This month’s topic: How much content can AI legally exploit? Scroll down to read about this topic, along with the latest headlines and announcements. Delta Think publishes this News & Views mailing in conjunction with its Data & Analytics Tool.
Please forward News & Views to colleagues and friends, who can register to receive News & Views for free each month.
Delta Think will be attending several upcoming conferences, including APE (Jan 14-15), NISO Plus (Feb 10-12), and Researcher to Reader (Feb 20-21). We would love to see you there – please get in touch or visit our Events page to see all the meetings we will be attending.
How much content can AI legally exploit?
Overview
During the recent PubsTech conference, we were asked how much content could be legitimately used to train artificial intelligence systems without being specifically secured through a licensing agreement. In considering this question, we find some counterintuitive results.
Background
Generative AI (genAI) is a type of artificial intelligence that can create new content—text, images, music, and more – by analyzing patterns in massive datasets. These models are typically trained on publicly available data scraped from the web. In the US, developers often invoke the “Fair Use” copyright doctrine to justify this training, claiming it is limited to specific purposes (training) and transformative in nature (different from the original use).

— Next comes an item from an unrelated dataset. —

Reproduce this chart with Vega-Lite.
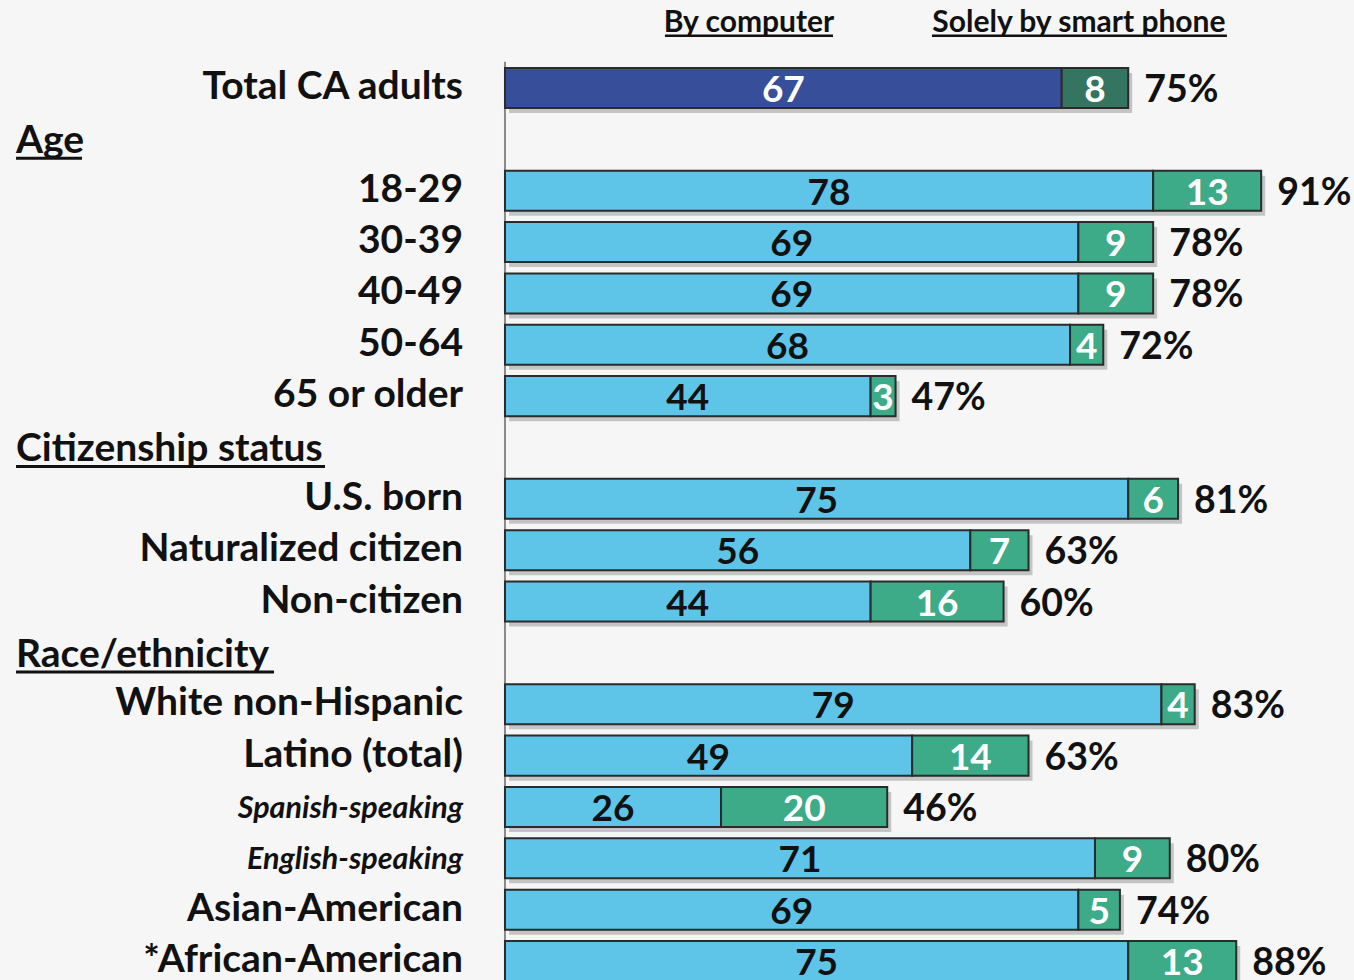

In reality, the legal position is complex and evolving, with many rights holders and their representatives – unsurprisingly – taking the opposite view. Even if legal clarity emerges, different geographies and jurisdictions will likely reach different conclusions.
The legal complexities of AI and copyright law are beyond our scope. However, for scholarly publishers, particular issues apply. Half of our output is open access, and open access content is designed to be reusable. Open or not, content has varying restrictions on onward use – for example, non-commercial use is often allowed with attribution.
How much scholarly content is exploitable?
For the purposes of analysis, we will assume that the license under which content is published will have a material bearing on the legitimacy of its use to train AI systems. Therefore, looking at share of licenses, we might be able to answer our question.
Sources: OpenAlex, Delta Think analysis.
The chart above shows the share of total scholarly journals output in 2023 attributable to various license types:
Only tiny amounts of content have no restrictions at all (e.g. CC0), or other restrictions (such as “Share Alike” licenses). The bulk of our analysis is covered by the items listed above.
The Open Access Paradox
Open access was envisioned as a way to make scholarly content more portable and adaptable in the digital age. Yet, its application in AI training faces practical challenges.
Most OA licenses, even permissive ones like CC BY, require attribution. However, generative AI models inherently strip attribution from the data they process, making compliance nearly impossible. Specialist AIs might be trained to circumvent this, but the bulk of big-name gen AI tools don’t. Compliance with the most basic OA requirement of attribution is unworkable.
Additionally, while traditional licenses clearly delineate permissible use, OA licenses often depend on interpretations of “non-commercial” or “derivative” use that may vary by jurisdiction.
In contrast, traditional copyright-protected works – often controlled by publishers – can be directly licensed for AI use. Publishers and AI companies are already striking deals, bypassing the complexities of OA compliance.
Conclusion
The claim of legitimate fair use in the context of AI is to be determined by the courts and legislators. Definitions and exemptions will vary between jurisdictions. For example, the UK has a much narrower definition of “fair dealing” than the US’s fair use, allowing text and data mining under certain conditions. The EU has no fair use doctrine in its copyright law; its nascent AI Act instead looks at requirements for transparency, accountability, and data governance. Further, even where the training of systems may be allowed, the application of the results might be infringing. (An analogy is the difference between making fake money for a movie and trying to buy a car with it.)
Whatever the legal details, can AI companies simply license content from publishers?
For copyrighted content where the publisher holds the copyright, yes. Reuse is in the gift of the license holder, and licensing deals are an established part of publishing. Scholarly publishers are now licensing content to tech companies. Once agreed, the licensee can push on with the agreed use. The only challenge here is one of optics, in cases where authors do not support their work being used to train AI.
But the rise of generative AI exposes a digital irony: the very openness that defines open access may hinder its use in one of the most transformative technologies of our time. Meanwhile, traditional “closed” licensing remains a smoother path for AI developers, albeit at a cost. The challenge for publishers and authors is to navigate this paradox, ensuring their work is both protected and impactful in the AI-driven future.